Subsequent acts were initiated in the form of directives from Europe such as ""Convention for the Protection of Individuals with regard to Automatic Processing of Personal Data” (Treaty108) 1981.This led to the birth of the Irish Data Protection Act 1988. The European Data Protection Directive 95/96/EC{Article32} Oct 1995 which brought forth the Data Protection Amendment Act 2003.

However, incoming changes due in May 2018 will form the most radical changes seen since the initial laws implemented and will be a complete shift on ‘how’ data is managed and used going forward.  It is a cultural change and requires a shift in thinking and action for all businesses.

She outlined that a Data Privacy Officer is required for businesses with 250+ employees or those with large volumes of personal, those that process particularly sensitive data or those required by law such as Public Bodies.  This function can be outsourced, but will require a point of contact with regard to Data Management.
Should a SAR (Subject Access Request) be made, the company is obliged to respond within 30 days, providing a transparent, traceable system ensuring compliance in all elements of handling personally identifiable data.  

Should a company find themselves legally challenged by any natural person affected by mismanagement of their data, this will be handled by the courts; Additionally there are substantial fines for companies who breach the regulations fines as high a 4% of worldwide turnover or €20 million, whichever is the greater or 2% of worldwide turnover or €10m, whichever is the greater resulting in effective, proportionate and dissuasive action.

Her advice around all items of communication which is found to be personally identifiable, is Consent, Consent, Consent.  A general tick-box of consent is no longer sufficient a data subject is entitled by law to know what they are consenting too.
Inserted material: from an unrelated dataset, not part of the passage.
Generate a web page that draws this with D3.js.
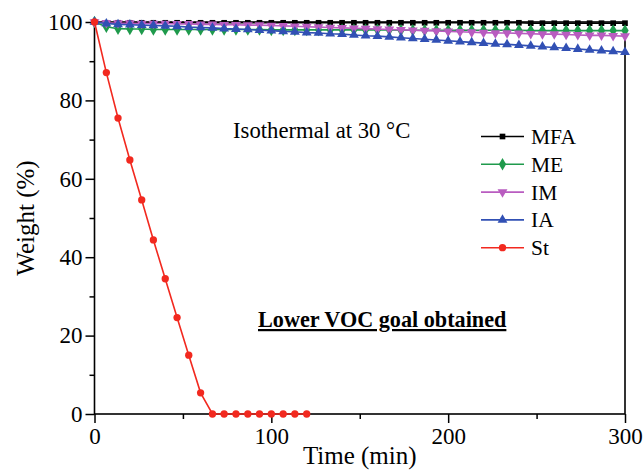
<!DOCTYPE html>
<html>
<head>
<meta charset="utf-8">
<script src="https://cdn.jsdelivr.net/npm/d3@7"></script>
<style>
  body { margin: 0; background: #fff; }
  svg { display: block; }
  text { font-family: "Liberation Serif", "Times New Roman", serif; }
</style>
</head>
<body>
<div id="chart"></div>
<script>
// sampling times (min), one point every ~6.7 min
const times = [0, 6.7, 13.3, 20, 26.7, 33.3, 40, 46.7, 53.3, 60, 66.7, 73.3, 80, 86.7, 93.3,
  100, 106.7, 113.3, 120, 126.7, 133.3, 140, 146.7, 153.3, 160, 166.7, 173.3, 180, 186.7, 193.3,
  200, 206.7, 213.3, 220, 226.7, 233.3, 240, 246.7, 253.3, 260, 266.7, 273.3, 280, 286.7, 293.3, 300];

const mfa = [100, 99.8, 99.8, 99.8, 99.8, 99.8, 99.8, 99.8, 99.8, 99.8, 99.8, 99.8, 99.8, 99.8, 99.8,
  99.8, 99.8, 99.8, 99.8, 99.8, 99.8, 99.8, 99.8, 99.8, 99.8, 99.8, 99.8, 99.8, 99.8, 99.8,
  99.8, 99.8, 99.8, 99.8, 99.8, 99.8, 99.8, 99.7, 99.7, 99.7, 99.7, 99.7, 99.7, 99.7, 99.7, 99.7];
const me = [100, 98.8, 98.3, 98.2, 98.2, 98.1, 98.1, 98.1, 98.1, 98.1, 98.1, 98.1, 98.1, 98.1, 98.1,
  98.0, 98.0, 98.0, 98.0, 98.0, 98.0, 98.0, 98.0, 98.0, 98.0, 98.0, 97.9, 97.9, 97.9, 97.9,
  97.9, 97.9, 97.9, 97.9, 97.9, 97.9, 97.9, 97.8, 97.8, 97.8, 97.8, 97.8, 97.8, 97.8, 97.8, 97.8];
const im = [100, 99.8, 99.7, 99.7, 99.6, 99.6, 99.6, 99.5, 99.5, 99.4, 99.4, 99.3, 99.3, 99.2, 99.2,
  99.1, 99.0, 98.9, 98.8, 98.7, 98.6, 98.5, 98.4, 98.3, 98.2, 98.1, 98.0, 97.9, 97.8, 97.7,
  97.6, 97.5, 97.4, 97.3, 97.2, 97.2, 97.1, 97.0, 96.9, 96.9, 96.8, 96.7, 96.6, 96.6, 96.5, 96.4];
const ia = [100, 99.6, 99.4, 99.3, 99.2, 99.1, 99.0, 98.9, 98.7, 98.6, 98.5, 98.3, 98.2, 98.1, 97.9,
  97.8, 97.6, 97.5, 97.3, 97.2, 97.0, 96.9, 96.7, 96.5, 96.4, 96.2, 96.0, 95.8, 95.6, 95.4,
  95.2, 95.0, 94.8, 94.6, 94.4, 94.3, 94.1, 93.9, 93.7, 93.5, 93.3, 93.1, 92.9, 92.7, 92.5, 92.3];
// St was only recorded up to 120 min
const st = [100, 87.1, 75.5, 64.8, 54.6, 44.4, 34.5, 24.6, 15.0, 5.4, 0, 0, 0, 0, 0, 0, 0, 0, 0];

const names = ["MFA", "ME", "IM", "IA", "St"];
const colors = ["#000000", "#1f9a4c", "#b95cc0", "#3150b4", "#f2291f"];
const xTicks = [0, 100, 200, 300];
const yTicks = [0, 20, 40, 60, 80, 100];

var width = 643;
var height = 470;
var margin = { top: 22, right: 18, bottom: 56, left: 94.5 };

var svg = d3.select("#chart").append("svg")
  .attr("width", width)
  .attr("height", height);

svg.append("rect")
  .attr("width", "100%")
  .attr("height", "100%")
  .attr("fill", "#fff");

var w = width - margin.left - margin.right;
var h = height - margin.top - margin.bottom;

var g = svg.append("g").attr("transform", "translate(" + margin.left + "," + margin.top + ")");

var x = d3.scaleLinear().domain([0, 300]).range([0, w]);
var y = d3.scaleLinear().domain([0, 100]).range([h, 0]);

// minor ticks first, then major ones with labels
g.append("g")
  .attr("transform", "translate(0," + h + ")")
  .call(d3.axisBottom(x).tickValues([50, 150, 250]).tickSize(5).tickFormat(""));
g.append("g")
  .call(d3.axisLeft(y).tickValues([10, 30, 50, 70, 90]).tickSize(5).tickFormat(""));

var xAxis = g.append("g")
  .attr("transform", "translate(0," + h + ")")
  .call(d3.axisBottom(x).tickValues(xTicks).tickSize(9).tickPadding(5).tickFormat(d3.format("d")));
var yAxis = g.append("g")
  .call(d3.axisLeft(y).tickValues(yTicks).tickSize(9).tickPadding(3).tickFormat(d3.format("d")));

g.selectAll(".domain").remove();
g.selectAll(".tick line").attr("stroke", "#000").attr("stroke-width", 1.5);
g.selectAll(".tick text")
  .attr("fill", "#000")
  .style("font-family", "Liberation Serif")
  .style("font-size", "23px");

// frame
g.append("rect")
  .attr("width", w)
  .attr("height", h)
  .attr("fill", "none")
  .attr("stroke", "#000")
  .attr("stroke-width", 1.6);

var symbols = [d3.symbolSquare, d3.symbolDiamond, d3.symbolTriangle, d3.symbolTriangle, d3.symbolCircle];
var symSizes = [32, 46, 42, 42, 42];
var rotations = [0, 0, 180, 0, 0];

var series = [mfa, me, im, ia, st];

var line = d3.line()
  .x(d => x(d[0]))
  .y(d => y(d[1]));

series.forEach((vals, i) => {
  var pts = vals.map((v, j) => [times[j], v]);
  g.append("path")
    .datum(pts)
    .attr("fill", "none")
    .attr("stroke", colors[i])
    .attr("stroke-width", 1.6)
    .attr("d", line);

  g.selectAll(".m" + i)
    .data(pts)
    .enter()
    .append("path")
    .attr("class", "m" + i)
    .attr("d", d3.symbol().type(symbols[i]).size(symSizes[i]))
    .attr("transform", d => "translate(" + x(d[0]) + "," + y(d[1]) + ") rotate(" + rotations[i] + ")")
    .attr("fill", colors[i]);
});

// legend
var legend = svg.append("g").attr("transform", "translate(481,0)");
names.forEach((n, i) => {
  var ly = 136.5 + i * 27.8;
  legend.append("line")
    .attr("x1", 0).attr("x2", 43)
    .attr("y1", ly).attr("y2", ly)
    .attr("stroke", colors[i])
    .attr("stroke-width", 1.6);
  legend.append("path")
    .attr("d", d3.symbol().type(symbols[i]).size(symSizes[i]))
    .attr("transform", "translate(21.5," + ly + ") rotate(" + rotations[i] + ")")
    .attr("fill", colors[i]);
  legend.append("text")
    .attr("x", 50)
    .attr("y", ly + 7.5)
    .style("font-size", "21.5px")
    .text(n);
});

// annotations
svg.append("text")
  .attr("x", 233)
  .attr("y", 138)
  .style("font-size", "22.7px")
  .text("Isothermal at 30 \u00B0C");

svg.append("text")
  .attr("x", 258)
  .attr("y", 327)
  .style("font-size", "22.2px")
  .style("font-weight", "bold")
  .style("text-decoration", "underline")
  .text("Lower VOC goal obtained");

// axis titles
svg.append("text")
  .attr("x", margin.left + w / 2)
  .attr("y", 464)
  .attr("text-anchor", "middle")
  .style("font-size", "25px")
  .text("Time (min)");

svg.append("text")
  .attr("transform", "translate(34," + (margin.top + h / 2) + ") rotate(-90)")
  .attr("text-anchor", "middle")
  .style("font-size", "25px")
  .text("Weight (%)");
</script>
</body>
</html>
The onus is on the business to prove that consent was obtained in a fair and transparent manner.  Nor is it acceptable to provide reams of lengthy detailed content to cover use of Personal Data.  Clear, concise simple language, with no ambiguity around proposed use of personal information.  

It is imperative that companies are preparing for this monumental shift in how Data is handled, and ensure to address internal GDPR readiness.

Many companies are hosting information events around GDPR, including a recent breakfast event in Morgan McKinley, Dublin Office.

Our team are committed to protecting your private information and assisting our clients, where possible, to ensure you are supplied with up-to-date knowledge around your responsibilities.

David Cooney's picture


Senior Risk, Business Process and Compliance Manager
Dublin City Centre30.03.2020
Compliance Regulatory Manager, Dublin City Centre
A leading international professional services company located in Dublin 2 are currently seeking a compliance officer to join...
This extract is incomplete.